To give an example, imagine that all the bits of a file SUM to: 400^400+12 ... then the file can be described by the above formula. I'm still not sure how feasible this would be.
Another thing I played with: normally each bit only increases by 2^Length. But, I thought if the process was reversed and we increment FASTER at the start and then taper down as we go it might work to compress things.
And then I realized that this is actually what Binary files do already, albeit in reverse... yep, I was dumb :(
Justin Young
you just rediscovered something, keep working at it.
Juan Nguyen
Damn, a friend and I actually had a similar idea while stoned. We should implement it.
Blake Butler
...
Cameron Rogers
I've thought about this too, but you are always trading computation time for storage. You would be basically brute-forcing the seed/hash, which is not gonna happen in the universe's lifetime.
And if you could, then the hash would suffer from a lot of collisions, which would make it unusable for this purpose.
Jordan Gomez
Imagine a system that upon receiving a file, caches it in 1MB segments (or any other size) and indexes them by hash. Then when another transfer is started, checks with the other end if every particular segment is cached, and uses it instead of having it sent again. Over time transfers would get shorter and shorter (and the cache larger and larger).

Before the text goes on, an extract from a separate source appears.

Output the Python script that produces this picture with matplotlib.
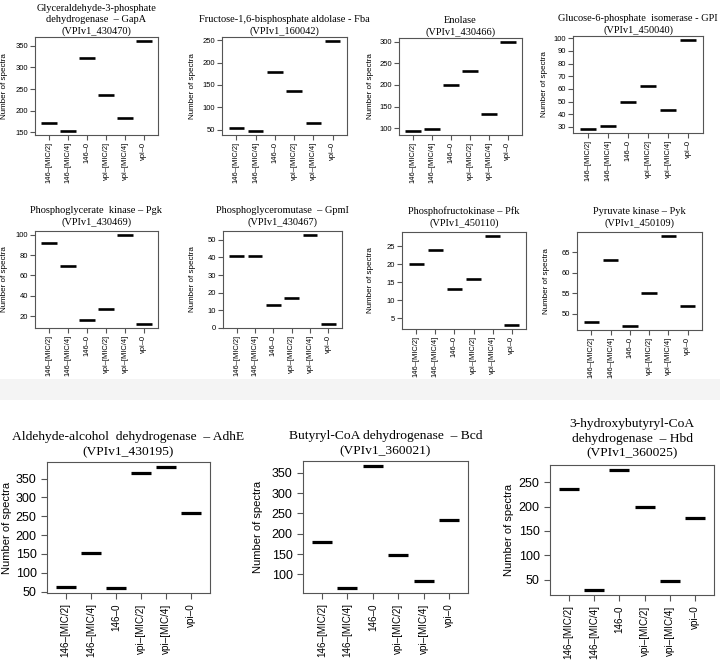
import matplotlib
matplotlib.use("Agg")
import matplotlib.pyplot as plt
from matplotlib.patches import Rectangle

# ---------------- data ----------------
categories = ["146–[MIC/2]", "146–[MIC/4]", "146–0", "vpi–[MIC/2]", "vpi–[MIC/4]", "vpi–0"]

titles = [
    "Glyceraldehyde-3-phosphate\ndehydrogenase  – GapA\n(VPIv1_430470)",
    "Fructose-1,6-bisphosphate aldolase - Fba\n(VPIv1_160042)",
    "Enolase\n(VPIv1_430466)",
    "Glucose-6-phosphate  isomerase - GPI\n(VPIv1_450040)",
    "Phosphoglycerate  kinase – Pgk\n(VPIv1_430469)",
    "Phosphoglyceromutase  – GpmI\n(VPIv1_430467)",
    "Phosphofructokinase – Pfk\n(VPIv1_450110)",
    "Pyruvate kinase – Pyk\n(VPIv1_450109)",
    "Aldehyde-alcohol  dehydrogenase  – AdhE\n(VPIv1_430195)",
    "Butyryl-CoA dehydrogenase  – Bcd\n(VPIv1_360021)",
    "3-hydroxybutyryl-CoA\ndehydrogenase  – Hbd\n(VPIv1_360025)",
]

gapA = [171, 152, 321, 236, 183, 362]
fba = [54, 46, 179, 136, 65, 249]
eno = [93, 99, 199, 233, 132, 300]
gpi = [28, 31, 50, 62, 43, 99]
pgk = [92, 69, 16, 27, 100, 12]
gpmI = [41, 41, 13, 17, 53, 2]
pfk = [20, 24, 13, 16, 28, 3]
pyk = [48, 63, 47, 55, 69, 52]
adhE = [63, 153, 59, 365, 381, 259]
bcd = [180, 66, 367, 147, 83, 233]
hbd = [236, 29, 275, 198, 48, 176]

series = [gapA, fba, eno, gpi, pgk, gpmI, pfk, pyk, adhE, bcd, hbd]

yticks_list = [
    [150, 200, 250, 300, 350],
    [50, 100, 150, 200, 250],
    [100, 150, 200, 250, 300],
    [30, 40, 50, 60, 70, 80, 90, 100],
    [20, 40, 60, 80, 100],
    [0, 10, 20, 30, 40, 50],
    [5, 10, 15, 20, 25],
    [50, 55, 60, 65],
    [50, 100, 150, 200, 250, 300, 350],
    [100, 150, 200, 250, 300, 350],
    [50, 100, 150, 200, 250],
]

# ---------------- layout (pixels: left, right, top, bottom) ----------------
W, H = 720, 663
boxes = [
    (35, 158, 37, 135), (222, 347, 37, 135), (399, 522, 38, 135), (573, 703, 36, 133),
    (35, 158, 231, 328), (223, 342, 231, 328), (402, 526, 232, 329), (577, 702, 232, 330),
    (47, 210, 462, 593), (303, 468, 461, 593), (550, 714, 465, 595),
]
ylabel_x = [5, 192, 370, 545, 5, 192, 370, 546, 7, 258, 509]
title_pad = [1.0, 1.0, 1.0, 1.0, 3.0, 3.0, 3.0, 3.0, 3.0, 3.0, 4.0]

fig = plt.figure(figsize=(W / 100, H / 100), dpi=100)
fig.patch.set_facecolor("white")
fig.patches.append(Rectangle((0, 1 - 400 / H), 1, 21 / H, transform=fig.transFigure,
                             facecolor="#f4f4f4", edgecolor="none", zorder=-10))

SANS = "Liberation Sans"
SERIF = "Liberation Serif"

for k, (vals, title, yt, box, tp, ylx) in enumerate(
        zip(series, titles, yticks_list, boxes, title_pad, ylabel_x)):
    big = k >= 8
    l, r, t, b = box
    ax = fig.add_axes([l / W, 1 - b / H, (r - l) / W, (b - t) / H])
    xs = list(range(1, len(categories) + 1))
    lw = 2.3 if big else 1.9
    ax.hlines(vals, [x - 0.4 for x in xs], [x + 0.4 for x in xs], colors="black", linewidth=lw)
    lo, hi = min(vals), max(vals)
    ext = 0.04 * (hi - lo)
    ax.set_ylim(lo - ext, hi + ext)
    ax.set_xlim(0.26, 6.74)
    ax.set_xticks(xs)
    ax.set_yticks(yt)
    tfs = 9.0 if big else 5.5
    xfs = 7.1 if big else 5.4
    ax.set_xticklabels(categories, rotation=90, fontsize=xfs, family=SANS)
    ax.set_yticklabels([str(v) for v in yt], fontsize=tfs, family=SANS)
    for s in ax.spines.values():
        s.set_color("#555555")
        s.set_linewidth(0.8)
    ax.tick_params(axis="both", direction="out", color="#555555", width=0.8,
                   length=4.5 if big else 3.5, pad=3 if big else 1.5)
    ax.set_ylabel("Number of spectra", fontsize=8.0 if big else 5.8, family=SANS,
                  va="center")
    ax.yaxis.set_label_coords((ylx - l) / (r - l), 0.5)
    ax.annotate(title, xy=(0.5, 1), xycoords="axes fraction", xytext=(0, tp),
                textcoords="offset points", ha="center", va="bottom",
                fontsize=9.7 if big else 7.5, family=SERIF,
                linespacing=1.3)

fig.savefig("out.png", dpi=100)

I'm sure something like this already exists or it is unpractical. Otherwise it would be used everywhere already.
Angel Sullivan
Before the transfer begins, the hashes are transferred. Then the recipient looks through them and requests the pieces of the file that are not cached, and caches them for the next time. Rinse and repeat. When the transfer is finished, do a CRC or MD5 check of the whole file or something to make sure everything went well, if not, request the cached pieces, or request them one by one, checking as we go, whatever is faster.
This sounds like it would be really useful. What am I missing here?
Thomas Mitchell
Isn't that how BitTorrent works?
Connor Hernandez
then the goddamned kikes are suppressing it because shekels.
Kayden Davis
my understanding is the sloot system used those random images to rebuild images. like if you have a lot of ripped up construction paper, you can specify where to place them and rebuild the original image by positioning and overlaying them correctly.
i've looked at this before. it's probably possible to make a lossy compression scheme using this approach, for video. it would've been acceptable for the video quality at the time.
but for random data it can't losslessly compress to a smaller size due to kolmogorov complexity.
Parker Jenkins
The bigger problem with this is that the probability of using a seed and offset that are smaller than the data you're encoding alone is almost nonexistant. The seed+offset pair would probably be far larger than the file itself (especially if offset is 0).